A British law firm says one of its lawyers was arrested and held for hours in Zambia after meeting residents in Chingola who filed complaints about alleged pollution from Konkola Copper Mines.
The Leigh Day firm said on Thursday that lawyer Oliver Holland was in Zambia to meet communities who say KCM is damaging farmland and water sources.
The firm said Mr Holland was held without charge for four hours and did not have access to a lawyer, food or water.
Mr Holland was meeting with Leigh Day’s clients in their communities to update them on the case when he was arrested for holding a public meeting.
He was arrested under the Public Order Act, stemming from colonial times, which states that holding a meeting of more than three people requires that a police permit must be obtained.
According to Leigh Day this was an ‘excessive response’ to the eventual charge of ‘conduct likely to cause a breach of peace’ which is a misdemeanour, not a criminal offence, which resulted in Mr Holland paying a ZMK50 ($5) fine.
In a statement, the law firm says according to Mr. Holland, the initial arresting police officers involved were driving a vehicle displaying the Konkola Copper Mines logo.

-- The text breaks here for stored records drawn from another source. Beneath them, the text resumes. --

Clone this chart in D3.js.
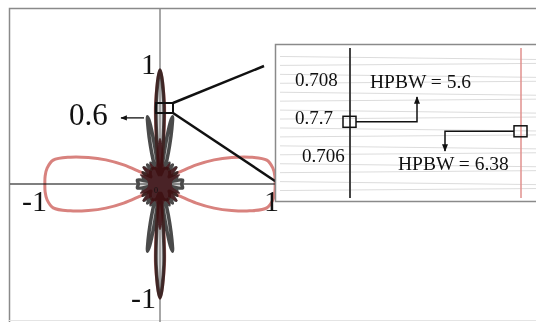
<!DOCTYPE html>
<html>
<head>
<meta charset="utf-8">
<script src="https://cdn.jsdelivr.net/npm/d3@7"></script>
<style>
  body { margin: 0; background: #fff; }
  svg { display: block; }
  text { font-family: "Liberation Serif", "DejaVu Serif", serif; fill: #111; }
</style>
</head>
<body>
<script>
// pattern data: angle in degrees clockwise from the top, normalised radius
var grayAngles = [0, 2.8, 4.5, 5.5, 6.5, 8, 9.5, 10.5, 12, 14, 16, 18, 20, 24, 28, 33, 38, 44, 50, 56, 62, 68, 74, 78, 80, 90, 100, 102, 106, 112, 118, 124, 130, 136, 142, 147, 152, 156, 160, 162, 164, 166, 168, 169.5, 170.5, 172, 173.5, 174.5, 175.5, 177.2,
                  180, 182.8, 184.5, 185.5, 186.5, 188, 189.5, 190.5, 192, 194, 196, 198, 200, 204, 208, 213, 218, 224, 230, 236, 242, 248, 254, 258, 260, 270, 280, 282, 286, 292, 298, 304, 310, 316, 322, 327, 332, 336, 340, 342, 344, 346, 348, 349.5, 350.5, 352, 353.5, 354.5, 355.5, 357.2];
var grayRadii  = [1.0, 0.707, 0.3, 0.06, 0.12, 0.35, 0.55, 0.6, 0.5, 0.35, 0.22, 0.12, 0.15, 0.2, 0.1, 0.2, 0.08, 0.2, 0.08, 0.18, 0.07, 0.16, 0.05, 0.08, 0.2, 0.19, 0.2, 0.08, 0.05, 0.16, 0.07, 0.18, 0.08, 0.2, 0.08, 0.2, 0.1, 0.2, 0.15, 0.12, 0.22, 0.35, 0.5, 0.6, 0.55, 0.35, 0.12, 0.06, 0.3, 0.707,
                  1.0, 0.707, 0.3, 0.06, 0.12, 0.35, 0.55, 0.6, 0.5, 0.35, 0.22, 0.12, 0.15, 0.2, 0.1, 0.2, 0.08, 0.2, 0.08, 0.18, 0.07, 0.16, 0.05, 0.08, 0.2, 0.19, 0.2, 0.08, 0.05, 0.16, 0.07, 0.18, 0.08, 0.2, 0.08, 0.2, 0.1, 0.2, 0.15, 0.12, 0.22, 0.35, 0.5, 0.6, 0.55, 0.35, 0.12, 0.06, 0.3, 0.707];

var redAngles = [0, 3.19, 5, 6.5, 15, 30, 45, 52, 56, 59, 62.3, 66, 69.7, 73.3, 77.4, 82, 86, 90, 94, 98, 102.6, 106.7, 110.3, 114, 117.7, 121, 124, 128, 135, 150, 165, 173.5, 175, 176.81,
                 180, 183.19, 185, 186.5, 195, 210, 225, 232, 236, 239, 242.3, 246, 249.7, 253.3, 257.4, 262, 266, 270, 274, 278, 282.6, 286.7, 290.3, 294, 297.7, 301, 304, 308, 315, 330, 345, 353.5, 355, 356.81];
var redRadii  = [1.0, 0.707, 0.33, 0.08, 0.14, 0.15, 0.12, 0.1, 0.15, 0.21, 0.36, 0.52, 0.67, 0.82, 0.96, 1.0, 1.01, 1.01, 1.01, 1.0, 0.96, 0.82, 0.67, 0.52, 0.36, 0.21, 0.15, 0.1, 0.12, 0.15, 0.14, 0.08, 0.33, 0.707,
                 1.0, 0.707, 0.33, 0.08, 0.14, 0.15, 0.12, 0.1, 0.15, 0.21, 0.36, 0.52, 0.67, 0.82, 0.96, 1.0, 1.01, 1.01, 1.01, 1.0, 0.96, 0.82, 0.67, 0.52, 0.36, 0.21, 0.15, 0.1, 0.12, 0.15, 0.14, 0.08, 0.33, 0.707];

// dense overlap in the middle
var coreAngles = [0, 4, 10, 18, 25, 32, 45, 55, 65, 75, 90, 105, 115, 125, 135, 148, 155, 162, 170, 176,
                  180, 184, 190, 198, 205, 212, 225, 235, 245, 255, 270, 285, 295, 305, 315, 328, 335, 342, 350, 356];
var coreRadii  = [0.4, 0.3, 0.17, 0.15, 0.2, 0.13, 0.21, 0.13, 0.19, 0.11, 0.1, 0.11, 0.19, 0.13, 0.21, 0.13, 0.2, 0.15, 0.17, 0.3,
                  0.4, 0.3, 0.17, 0.15, 0.2, 0.13, 0.21, 0.13, 0.19, 0.11, 0.1, 0.11, 0.19, 0.13, 0.21, 0.13, 0.2, 0.15, 0.17, 0.3];

var axisLabels = [{t: "1", x: 0, y: 1}, {t: "-1", x: -1, y: 0}, {t: "1", x: 1, y: 0}, {t: "-1", x: 0, y: -1}];

// zoomed window around the half power level
var insetTicks = [0.708, 0.707, 0.706];
var insetTickLabels = ["0.708", "0.7.7", "0.706"];
var halfAngles = [2.8, 3.19];          // gray, red
var halfLevels = [0.7069, 0.70665];
var hpbwLabels = ["HPBW = 5.6", "HPBW = 6.38"];

var width = 536, height = 322;
var cx = 160, cy = 184, R = 114;

var svg = d3.select("body").append("svg")
    .attr("width", width)
    .attr("height", height);

var x = d3.scaleLinear().domain([-1, 1]).range([cx - R, cx + R]);
var y = d3.scaleLinear().domain([-1, 1]).range([cy + R, cy - R]);
var r = d3.scaleLinear().domain([0, 1]).range([0, R]);

// frame
svg.append("path")
    .attr("d", "M9.5,322 V8.5 H536")
    .attr("fill", "none")
    .attr("stroke", "#8a8a8a")
    .attr("stroke-width", 1.5);
svg.append("line")
    .attr("x1", 9).attr("x2", 536).attr("y1", 320.5).attr("y2", 320.5)
    .attr("stroke", "#e4e4e4");

// axes
svg.append("line")
    .attr("x1", 10).attr("x2", width)
    .attr("y1", y(0)).attr("y2", y(0))
    .attr("stroke", "#555").attr("stroke-width", 1.5);
svg.append("line")
    .attr("x1", x(0)).attr("x2", x(0))
    .attr("y1", 9).attr("y2", height)
    .attr("stroke", "#8a8a8a").attr("stroke-width", 1.5);

function toPoints(angles, radii) {
    return angles.map(function(a, i) { return [a * Math.PI / 180, radii[i]]; });
}

var radial = d3.lineRadial()
    .angle(function(d) { return d[0]; })
    .radius(function(d) { return r(d[1]); })
    .curve(d3.curveCatmullRomClosed.alpha(0.5));

var g = svg.append("g")
    .attr("transform", "translate(" + cx + "," + cy + ")");

g.append("path")
    .attr("d", radial(toPoints(grayAngles, grayRadii)))
    .attr("fill", "rgba(150,150,150,0.35)")
    .attr("stroke", "#4a4a4a")
    .attr("stroke-width", 3.5)
    .attr("stroke-linejoin", "round");

g.append("path")
    .attr("d", radial(toPoints(coreAngles, coreRadii)))
    .attr("fill", "#4a2327")
    .attr("stroke", "#4a2327")
    .attr("stroke-width", 1);

g.append("path")
    .attr("d", radial(toPoints(redAngles, redRadii)))
    .attr("fill", "none")
    .attr("stroke", "#d8827e")
    .attr("stroke-width", 3)
    .attr("stroke-linejoin", "round")
    .style("mix-blend-mode", "multiply");

// axis end labels
svg.selectAll(".alab")
    .data(axisLabels)
    .enter().append("text")
    .attr("class", "alab")
    .attr("font-size", 30)
    .attr("text-anchor", "end")
    .attr("x", function(d) {
        if (d.x == 0) return x(0) - 4;
        return d.x < 0 ? x(d.x) + 1 : x(d.x) + 5;
    })
    .attr("y", function(d) {
        if (d.y > 0) return y(d.y) + 4;
        if (d.y < 0) return y(d.y) + 10;
        return y(0) + 27;
    })
    .text(function(d) { return d.t; });

svg.append("text")
    .attr("x", x(0) - 6).attr("y", y(0) + 9)
    .attr("font-size", 8)
    .text("0");

// side lobe level
svg.append("text")
    .attr("x", 69).attr("y", y(0.6) + 9)
    .attr("font-size", 31)
    .text("0.6");

var defs = svg.append("defs");
defs.append("marker")
    .attr("id", "arr")
    .attr("viewBox", "0 0 10 10")
    .attr("refX", 9).attr("refY", 5)
    .attr("markerWidth", 5).attr("markerHeight", 5)
    .attr("orient", "auto")
    .append("path")
    .attr("d", "M0,1 L10,5 L0,9 z")
    .attr("fill", "#111");

svg.append("line")
    .attr("x1", 144).attr("y1", y(0.58))
    .attr("x2", 121).attr("y2", y(0.58))
    .attr("stroke", "#111").attr("stroke-width", 1.3)
    .attr("marker-end", "url(#arr)");

// zoom box on the main lobe
svg.append("rect")
    .attr("x", 156).attr("y", 103)
    .attr("width", 17).attr("height", 10)
    .attr("fill", "none")
    .attr("stroke", "#111").attr("stroke-width", 2);
svg.append("line")
    .attr("x1", 173).attr("y1", 103).attr("x2", 264).attr("y2", 66)
    .attr("stroke", "#111").attr("stroke-width", 2.5);
svg.append("line")
    .attr("x1", 173).attr("y1", 113).attr("x2", 278).attr("y2", 183)
    .attr("stroke", "#111").attr("stroke-width", 2.5);

// inset
var inset = svg.append("g");
inset.append("rect")
    .attr("x", 275.5).attr("y", 44.5)
    .attr("width", 270).attr("height", 157)
    .attr("fill", "#fff")
    .attr("stroke", "#8a8a8a").attr("stroke-width", 1.5);

var iy = d3.scaleLinear().domain([0.706, 0.708]).range([156, 80]);
var ix = d3.scaleLinear().domain(halfAngles).range([350, 521]);

var faint = iy.copy().domain([0.7055, 0.7087]).range([195, 52]);
inset.selectAll(".gl")
    .data(d3.scaleLinear().domain([0.7055, 0.7087]).ticks(16))
    .enter().append("line")
    .attr("class", "gl")
    .attr("x1", 280).attr("x2", 536)
    .attr("y1", function(d) { return faint(d); })
    .attr("y2", function(d, i) { return faint(d) + (i % 2 ? 3 : -2); })
    .attr("stroke", "#dcdcdc").attr("stroke-width", 1);

inset.append("line")
    .attr("x1", ix(halfAngles[0])).attr("x2", ix(halfAngles[0]))
    .attr("y1", 48).attr("y2", 198)
    .attr("stroke", "#444").attr("stroke-width", 2);
inset.append("line")
    .attr("x1", ix(halfAngles[1])).attr("x2", ix(halfAngles[1]))
    .attr("y1", 48).attr("y2", 198)
    .attr("stroke", "#e0918e").attr("stroke-width", 1.5);

inset.selectAll(".itick")
    .data(insetTicks)
    .enter().append("text")
    .attr("class", "itick")
    .attr("x", function(d, i) { return i == 2 ? 302 : 295; })
    .attr("y", function(d) { return iy(d) + 6; })
    .attr("font-size", 19)
    .text(function(d, i) { return insetTickLabels[i]; });

// crossing markers and callouts
var sq = inset.selectAll(".sq")
    .data(halfAngles)
    .enter().append("rect")
    .attr("class", "sq")
    .attr("x", function(d) { return ix(d) - 7; })
    .attr("y", function(d, i) { return iy(halfLevels[i]) - 5.5; })
    .attr("width", 13).attr("height", 11)
    .attr("fill", "none")
    .attr("stroke", "#111").attr("stroke-width", 1.5);

var y0 = iy(halfLevels[0]), y1 = iy(halfLevels[1]);
inset.append("path")
    .attr("d", "M" + (ix(halfAngles[0]) + 6) + "," + y0 + " H417 V97")
    .attr("fill", "none")
    .attr("stroke", "#111").attr("stroke-width", 1.5)
    .attr("marker-end", "url(#arr)");
inset.append("path")
    .attr("d", "M" + (ix(halfAngles[1]) - 7) + "," + y1 + " H445 V151")
    .attr("fill", "none")
    .attr("stroke", "#111").attr("stroke-width", 1.5)
    .attr("marker-end", "url(#arr)");

inset.append("text")
    .attr("x", 370).attr("y", 88)
    .attr("font-size", 19.5)
    .text(hpbwLabels[0]);
inset.append("text")
    .attr("x", 398).attr("y", 170)
    .attr("font-size", 19.5)
    .text(hpbwLabels[1]);
</script>
</body>
</html>
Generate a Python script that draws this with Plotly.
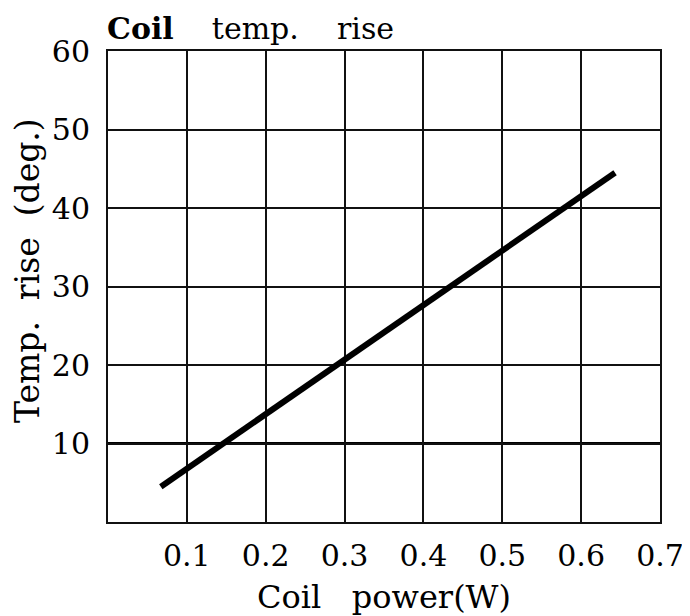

Police in Chingola confirmed that Mr. Holland and two local government officials were arrested and later released.
According to Mr Holland the initial arresting police officers involved were driving a vehicle displaying the Konkola Copper Mines logo.
Mr Holland said: “We will be writing immediately to KCM’s lawyers to obtain a full explanation as to their seeming involvement into my arrest.
“We will be seeking assurances both from the Defendants and from the Zambian government that we will not be prevented from meeting our clients in the future.
“The ability for clients to meet with their lawyers is essential in their pursuit of justice and is a vital element of any fair and open society.”
Mr Holland is a solicitor in the international and group claims department assisting Martyn Day primarily on group actions against British multinationals where environmental damage has occurred.
He is currently assisting Martyn Day on a claim on behalf of 1,800 Zambian farmers against Vedanta Resources and their Zambian subsidiary KCM for damage to land and their health allegedly as a result of the Defendant’s copper mining operations.